A few days later, Martin says, a Wal-Mart representative contacted her and said he wanted her to sign a paper that would make her support of the project official. Though Martin was uncertain as to what that meant, she figured she was signing a petition of some sort, much like the one that got the initiative on the ballot in the first place. What she assumed she wasn’t signing was a photo release, a letter, or any agreement to use her image and words for Wal-Mart literature The fact that her signature later appeared on the post card’s appeal to the community to support Measure 4A amazes her most of all (fake quotes include “I know people could sure use the new jobs” and “I hope you will join me in voting Yes on Measure 4A”).”The paper I signed was blank,” says Martin. “In retrospect, I shouldn’t have signed anything I didn’t understand. I blame myself for being too eager. But I really didn’t know what the measure was about.”

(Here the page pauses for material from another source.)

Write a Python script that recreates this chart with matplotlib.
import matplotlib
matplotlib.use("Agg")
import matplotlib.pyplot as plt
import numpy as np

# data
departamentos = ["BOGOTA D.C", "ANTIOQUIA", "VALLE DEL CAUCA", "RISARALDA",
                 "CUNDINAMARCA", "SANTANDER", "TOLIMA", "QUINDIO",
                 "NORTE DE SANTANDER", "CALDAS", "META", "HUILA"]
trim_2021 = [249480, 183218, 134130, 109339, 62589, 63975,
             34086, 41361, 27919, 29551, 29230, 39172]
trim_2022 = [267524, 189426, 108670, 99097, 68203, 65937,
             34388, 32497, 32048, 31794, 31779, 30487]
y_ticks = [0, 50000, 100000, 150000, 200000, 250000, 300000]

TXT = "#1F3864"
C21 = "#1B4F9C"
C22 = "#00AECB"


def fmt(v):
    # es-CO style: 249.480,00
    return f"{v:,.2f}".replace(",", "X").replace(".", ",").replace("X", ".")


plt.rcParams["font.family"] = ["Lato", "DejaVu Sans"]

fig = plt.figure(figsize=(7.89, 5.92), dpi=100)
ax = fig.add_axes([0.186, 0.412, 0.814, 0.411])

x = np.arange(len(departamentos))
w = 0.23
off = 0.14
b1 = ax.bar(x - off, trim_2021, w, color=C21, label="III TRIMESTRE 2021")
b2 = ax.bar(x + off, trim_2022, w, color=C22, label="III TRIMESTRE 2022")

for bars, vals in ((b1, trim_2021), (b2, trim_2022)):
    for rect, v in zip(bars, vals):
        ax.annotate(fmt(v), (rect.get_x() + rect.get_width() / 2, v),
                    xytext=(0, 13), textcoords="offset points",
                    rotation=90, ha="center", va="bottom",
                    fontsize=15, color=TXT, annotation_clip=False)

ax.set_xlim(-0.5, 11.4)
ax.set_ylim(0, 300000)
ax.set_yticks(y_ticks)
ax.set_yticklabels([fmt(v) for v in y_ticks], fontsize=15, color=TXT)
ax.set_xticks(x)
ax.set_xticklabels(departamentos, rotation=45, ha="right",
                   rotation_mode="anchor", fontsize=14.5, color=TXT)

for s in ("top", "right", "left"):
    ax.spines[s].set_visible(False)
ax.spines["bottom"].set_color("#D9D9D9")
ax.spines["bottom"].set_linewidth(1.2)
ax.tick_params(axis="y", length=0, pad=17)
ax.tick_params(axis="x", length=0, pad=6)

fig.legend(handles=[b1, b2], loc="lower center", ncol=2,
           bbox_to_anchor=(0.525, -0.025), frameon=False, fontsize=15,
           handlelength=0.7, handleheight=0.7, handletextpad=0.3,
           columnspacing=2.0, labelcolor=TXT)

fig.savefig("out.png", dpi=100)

Martin put the whole thing out of her mind — until last month, when hundreds of post cards arrived in the mail at households all over Inglewood, including her own. Friends and neighbors inundated Martin with phone calls; she began being recognized by strangers on the street who called her a celebrity. Martin was dismayed not only by what she considered an invasion of privacy orchestrated by Wal-Mart, but by the assumption by the public that she was a Wal-Mart spokesperson. Fearing harassment by opponents of Measure 4A, Martin began staying home more; flooded with calls from both proponents and detractors of Wal-Mart, which often begin early in the morning and continue until 11 at night, she frequently doesn’t answer her phone. Martin says she feels duped and angry, but mostly she’s bewildered. She called up Inglewood Mayor Roosevelt Dorn to complain about Wal-Mart’s tactics; Dorn empathized with his constituent but did not revoke his support of the measure. “What I want to know is, what have I done wrong?” says Martin, sounding close to tears for the second time.

A Wal-Mart representative had no immediate comment, but promised to look into the matter.

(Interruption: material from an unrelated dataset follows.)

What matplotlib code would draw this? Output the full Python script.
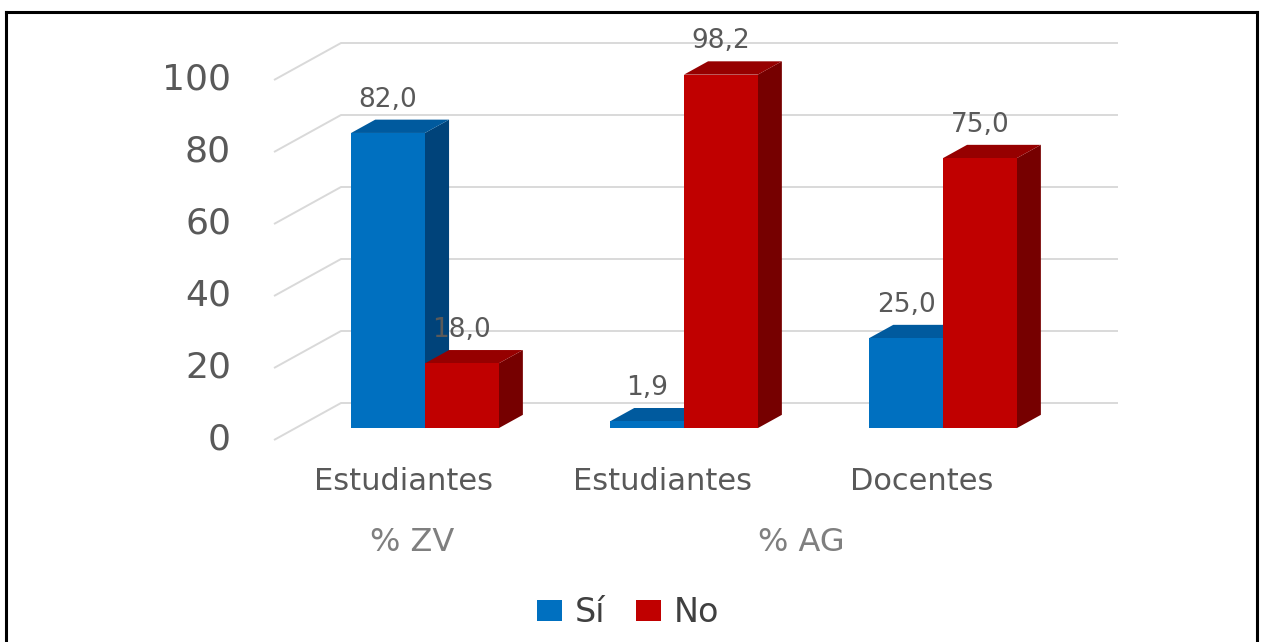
import matplotlib
matplotlib.use("Agg")
import matplotlib.pyplot as plt
from matplotlib.patches import Polygon, Patch
from matplotlib.lines import Line2D

plt.rcParams['font.family'] = ['DejaVu Sans']

# ---- data ----
categories = ["Estudiantes", "Estudiantes", "Docentes"]
groups = ["% ZV", "% AG"]
group_spans = [1, 2]
series_names = ["Sí", "No"]
si_values = [82.0, 1.9, 25.0]
no_values = [18.0, 98.2, 75.0]
y_ticks = [0, 20, 40, 60, 80, 100]

# ---- style ----
front_colors = ["#0070C0", "#C00000"]
top_colors = ["#005A9E", "#960000"]
side_colors = ["#00437A", "#760000"]
grid_color = "#D9D9D9"
text_color = "#595959"

W, H = 1261, 642
fig = plt.figure(figsize=(W / 100, H / 100), dpi=100)
ax = fig.add_axes([274 / W, 202 / H, 777 / W, 360 / H])
ax.set_xlim(0, len(categories))
ax.set_ylim(0, 100)
ax.axis("off")

# oblique depth direction (per unit depth), in data units
DX = 67 / 259
DY = 37 / 3.6
T_FRONT, T_BACK = 0.32, 0.68
BAR_W = 0.285

# back wall gridlines with their oblique floor/side segments
for v in y_ticks:
    ax.plot([0, DX, len(categories) + DX], [v, v + DY, v + DY],
            color=grid_color, lw=1.4, clip_on=False, zorder=1,
            solid_capstyle="butt")
    ax.text(-0.166, v, f"{v}", ha="right", va="center",
            fontsize=26, color=text_color)


def fmt(v):
    return f"{v:.1f}".replace(".", ",")


def draw_bar(x0, v, k):
    fx, fy = DX * T_FRONT, DY * T_FRONT
    bx, by = DX * T_BACK, DY * T_BACK
    x1 = x0 + BAR_W
    front = Polygon([(x0 + fx, fy), (x1 + fx, fy), (x1 + fx, v + fy), (x0 + fx, v + fy)],
                    closed=True, facecolor=front_colors[k], edgecolor="none",
                    clip_on=False, zorder=3)
    top = Polygon([(x0 + fx, v + fy), (x1 + fx, v + fy), (x1 + bx, v + by), (x0 + bx, v + by)],
                  closed=True, facecolor=top_colors[k], edgecolor="none",
                  clip_on=False, zorder=3)
    side = Polygon([(x1 + fx, fy), (x1 + bx, by), (x1 + bx, v + by), (x1 + fx, v + fy)],
                   closed=True, facecolor=side_colors[k], edgecolor="none",
                   clip_on=False, zorder=3)
    for p in (side, top, front):
        ax.add_patch(p)
    ax.text(x0 + BAR_W / 2 + fx, v + by + 20 / 3.6, fmt(v),
            ha="center", va="center", fontsize=19, color=text_color, zorder=5)


for i in range(len(categories)):
    start = i + 0.5 - BAR_W
    for k, vals in enumerate([si_values, no_values]):
        draw_bar(start + k * BAR_W, vals[i], k)
    ax.text(i + 0.5, -11.4, categories[i], ha="center", va="center",
            fontsize=22, color=text_color)

pos = 0
for g, span in zip(groups, group_spans):
    ax.text(pos + span / 2 + 0.035, -28.6, g, ha="center", va="center",
            fontsize=23, color="#7F7F7F")
    pos += span

handles = [Patch(facecolor=c, edgecolor="none") for c in front_colors]
fig.legend(handles, series_names, loc="center",
           bbox_to_anchor=(628 / W, 1 - 613 / H), ncol=2, frameon=False,
           fontsize=24, handlelength=0.75, handleheight=0.6,
           handletextpad=0.4, columnspacing=0.9, labelcolor="#404040")

# outer frame (left, top, right)
frame_kw = dict(transform=fig.transFigure, color="black", lw=2.2)
fig.add_artist(Line2D([6 / W, 6 / W], [0, 1 - 12 / H], **frame_kw))
fig.add_artist(Line2D([6 / W, 1257 / W], [1 - 12 / H, 1 - 12 / H], **frame_kw))
fig.add_artist(Line2D([1257 / W, 1257 / W], [0, 1 - 12 / H], **frame_kw))

fig.savefig("out.png", dpi=100, facecolor="white")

Egregious as it is, it’s unlikely that Martin’s story would have surfaced at all were it not for the fact she belongs to Holy Lutheran. The church is one of the newest members of L.A. Metro, essentially a local chapter of the national community-organizing outfit Industrial Areas Foundation (IAF). L.A. Metro backs a variety of progressive, grassroots campaigns, many of them pro-worker. Last week, Scott, other L.A. Metro members, and several Inglewood officials and activists held a town-hall meeting at Holy Trinity about the Wal-Mart initiative; partly because news of the Martin experience had spread, the room was packed and indignation ran high. Scott says the silver lining in Martin’s nightmare is that it has galvanized an opposition that up until recently lacked visibility. “Here’s one of my seniors being used, and I’m angry,” says Scott, who has lived in Inglewood since 1968. “I see this as a church issue, and I’m going to take the gospel out to the people. We’re not going to wait for it to happen.”

Whatever happens with the initiative next week, the most distressing outcome may be that Martin, a stalwart voter, will make good on a consideration not to support any causes in the future and withdraw from the democratic process altogether. Though in constant need of low-priced goods for her children and grandchildren — the perfect Wal-Mart customer profile — she’s already decided to stop shopping there and is contemplating closing the account she set up there for her granddaughter, herself a mother. “These are not the kind of people you want to be associated with,” says Martin. Ironically, the election next week is a moot point for her; like so many other seniors, she voted absentee before she had all the facts and, of course, before she experienced Wal-Mart’s exploitative tendencies firsthand. “I tell you,” she says wistfully, “I wish I could get my vote back.”